Oltre 32.000: è questo il numero di strutture del settore alberghiero in Italia. Un numero che fa del nostro Paese il più grande mercato europeo in termini di offerta turistica. E un record che attira molti investitori, i quali, per il 2023, si dichiarano pronti a investire una cifra che raggiunge i 100 milioni di euro. Non a caso, entro la fine del 2023 oltre il 40% delle strutture alberghiere italiane prevede una crescita di fatturato tra il 3% e il 12%, in molti casi quindi, superiore al tasso di inflazione. È quanto emerge dal report “Italian Hospitality Market”, lo studio condotto da Deloitte su oltre 400 attori dell’industria alberghiera italiana.
«Dall’analisi emerge uno scenario molto positivo per quanto riguarda il mercato alberghiero italiano: i gruppi già presenti sul territorio nazionale stanno cercando di ampliare la loro presenza, mentre gli altri cercano di fare il loro primo ingresso nel mercato con l’obiettivo di crescere rapidamente», dichiara Angela D’Amico, Partner e Real Estate Sector Leader di Deloitte Italia.

Le differenze tra aree geografiche

Per quanto riguarda le aree geografiche di maggiore interesse, Nord e Centro Italia vengono preferite dal 58% degli investitori in cerca di asset con rendimenti più stabili, mentre l’86% dei gruppi alberghieri intervistati hanno espresso la propria preferenza per il Centro e il Sud, in quanto rappresentano mercati meno saturi. Le città principali, come Roma, Milano, Firenze e Venezia, sono le mete più ambite sia da investitori che dai gruppi alberghieri, seguite dalle località “Sun & Sand” e dai laghi. Per le altre località, invece, si rileva una difformità di preferenze: gli investitori hanno mostrato un interesse maggiore verso hotel situati in città primarie e in prossimità di mare, seguite dai laghi, con preferenze rispettivamente del 88%, 67% e 38% mentre i gruppi alberghieri sono attratti da investimenti nelle città secondarie.

I differenti modelli gestionali

L’indagine offre anche un’analisi dettagliata dei diversi modelli gestionali alberghieri adottati, tra i quali emerge quello a Gestione Diretta e il management agreement che registrano una percentuale pari al 33%. Tuttavia, l’ingresso di nuovi investitori con capitali importanti sta facendo aumentare la diffusione del Management Contract. Dal punto di vista della proprietà, uno dei principali vantaggi di tale modello consiste nel potersi servire di un Know-How specialistico di settore, promuovendo e commercializzando la propria struttura attraverso canali internazionali e un marchio riconosciuto dal mercato. Di contro, lo svantaggio principale è legato al rischio di impresa, che esercita un peso ancora importante nella scelta della formula di management, disincentivando i proprietari delle strutture ad adottare questo modello.
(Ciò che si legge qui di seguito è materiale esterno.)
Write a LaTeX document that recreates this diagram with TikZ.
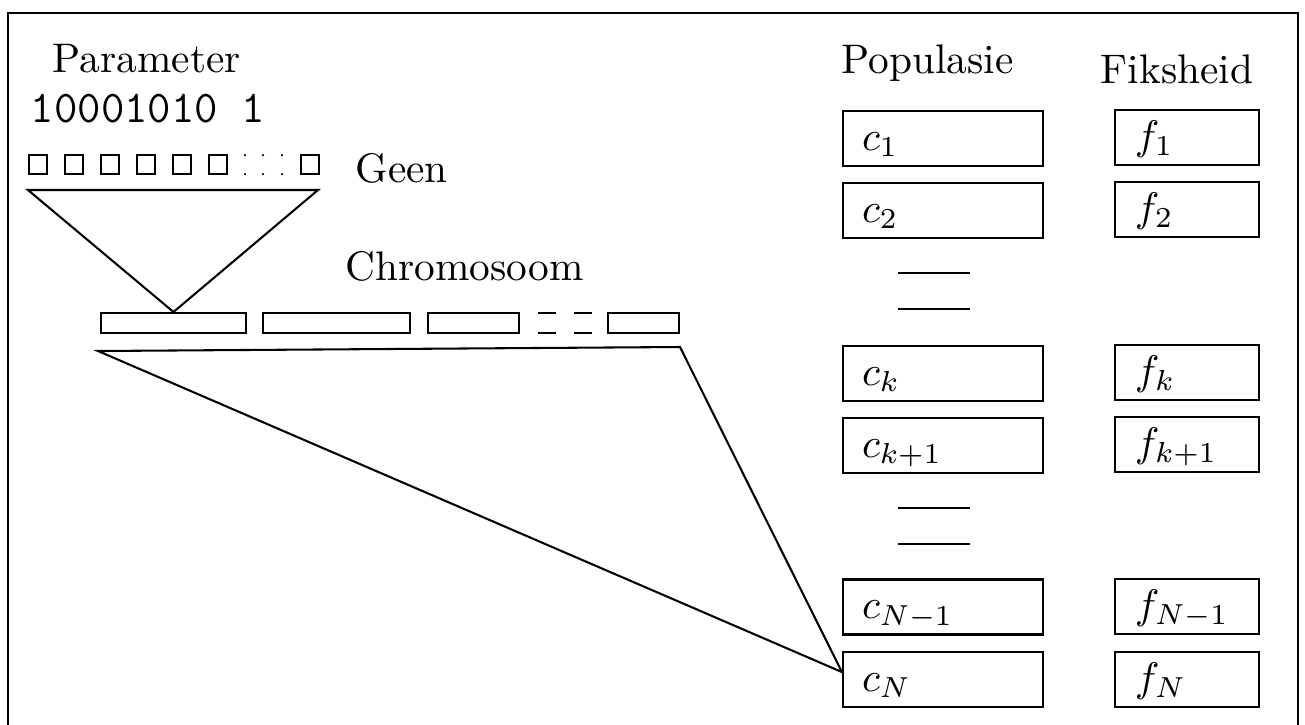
\documentclass[tikz,border=0pt]{standalone}
\begin{document}
\begin{tikzpicture}[x=0.242pt,y=-0.242pt,
  ln/.style={line width=0.5pt},
  lbl/.style={inner sep=0pt, anchor=base west, font=\fontsize{10}{12}\selectfont},
  ttlbl/.style={inner sep=0pt, anchor=base west, font=\fontsize{11}{13}\selectfont\ttfamily},
  cbox/.style={draw, line width=0.5pt, minimum height=13.31pt, text width=39.2pt, inner xsep=4.6pt, inner ysep=0pt, align=left, text height=5.8pt, text depth=0pt},
  fbox/.style={cbox, text width=25.2pt, inner xsep=4.84pt},
  gene/.style={draw, line width=0.5pt, minimum width=4.36pt, minimum height=4.6pt, inner sep=0pt},
  chrom/.style={draw, line width=0.5pt, minimum height=4.84pt, inner sep=0pt}
]
\useasboundingbox (0,0) rectangle (1305,724);
% frame
\draw[line width=0.6pt] (8,726) |- (1298,13) -- (1298,726);

% texts
\node[lbl] (param) at (52,72) {Parameter};
\node[ttlbl] (bits) at (30,122) {10001010 1};
\node[lbl] (geen) at (355,182) {Geen};
\node[lbl] (chromo) at (345,280) {Chromosoom};
\node[lbl] (pop) at (841,73) {Populasie};
\node[lbl] (fik) at (1100,83) {Fiksheid};

% genes
\foreach \x/\n in {38/g1,74/g2,110/g3,146/g4,182/g5,218/g6,310/g7}
  \node[gene] (\n) at (\x,164.5) {};
\foreach \x in {245,263,282}{
  \fill (\x,155) circle (0.3pt);
  \fill (\x,174) circle (0.3pt);
}

% chromosome
\node[chrom, minimum width=35.1pt] (ch1) at (173.5,323) {};
\node[chrom, minimum width=35.6pt] (ch2) at (336.5,323) {};
\node[chrom, minimum width=22pt] (ch3) at (473.5,323) {};
\node[chrom, minimum width=17.4pt] (ch4) at (643.5,323) {};
\draw[ln] (538,313) -- (556,313) (574,313) -- (592,313);
\draw[ln] (538,333) -- (556,333) (574,333) -- (592,333);

% gene triangle
\coordinate (tl) at (28,190);
\coordinate (tr) at (318,190);
\draw[ln] (tl) -- (tr) -- (ch1.north) -- cycle;

% population
\node[cbox] (c1) at (943,138.5) {$c_1$};
\node[cbox] (c2) at (943,210.5) {$c_2$};
\node[cbox] (ck) at (943,373.5) {$c_k$};
\node[cbox] (ck1) at (943,445.5) {$c_{k+1}$};
\node[cbox] (cN1) at (943,607) {$c_{N-1}$};
\node[cbox] (cN) at (943,679.5) {$c_N$};

\node[fbox] (f1) at (1187,137.5) {$f_1$};
\node[fbox] (f2) at (1187,209.5) {$f_2$};
\node[fbox] (fk) at (1187,372.5) {$f_k$};
\node[fbox] (fk1) at (1187,444.5) {$f_{k+1}$};
\node[fbox] (fN1) at (1187,606.5) {$f_{N-1}$};
\node[fbox] (fN) at (1187,679.5) {$f_N$};

\foreach \y in {273,309,508,544}
  \draw[ln] (898,\y) -- (970,\y);

% chromosome triangle
\coordinate (bl) at (98,351);
\coordinate (br) at (680,347);
\draw[ln] (bl) -- (br) -- ([yshift=1.8pt]cN.west) -- cycle;
\end{tikzpicture}
\end{document}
«Il settore si trova di fronte a un contesto particolarmente positivo, in cui convergono gli interessi di tutti i player coinvolti: gli investitori pronti a destinare importanti capitali al mercato alberghiero italiano, i gruppi sempre più intenzionati a espandersi nel Paese e i direttori dei singoli hotel che vedono con grande ottimismo l’aumento delle performance gestionali nei prossimi anni», commenta D’Amico. «Nonostante vi siano alcuni aspetti che possono minacciare questa crescita, tra i quali l’aumento dei costi energetici, il deterioramento delle condizioni di credito, le difficoltà di reperimento di personale qualificato e l’inflazione che influisce sugli investimenti, ci sono tutti i presupposti affinché le strutture del Bel Paese possano migliorare la propria competitività con i player più importanti a livello mondiale», conclude la Real Estate Sector Leader di Deloitte.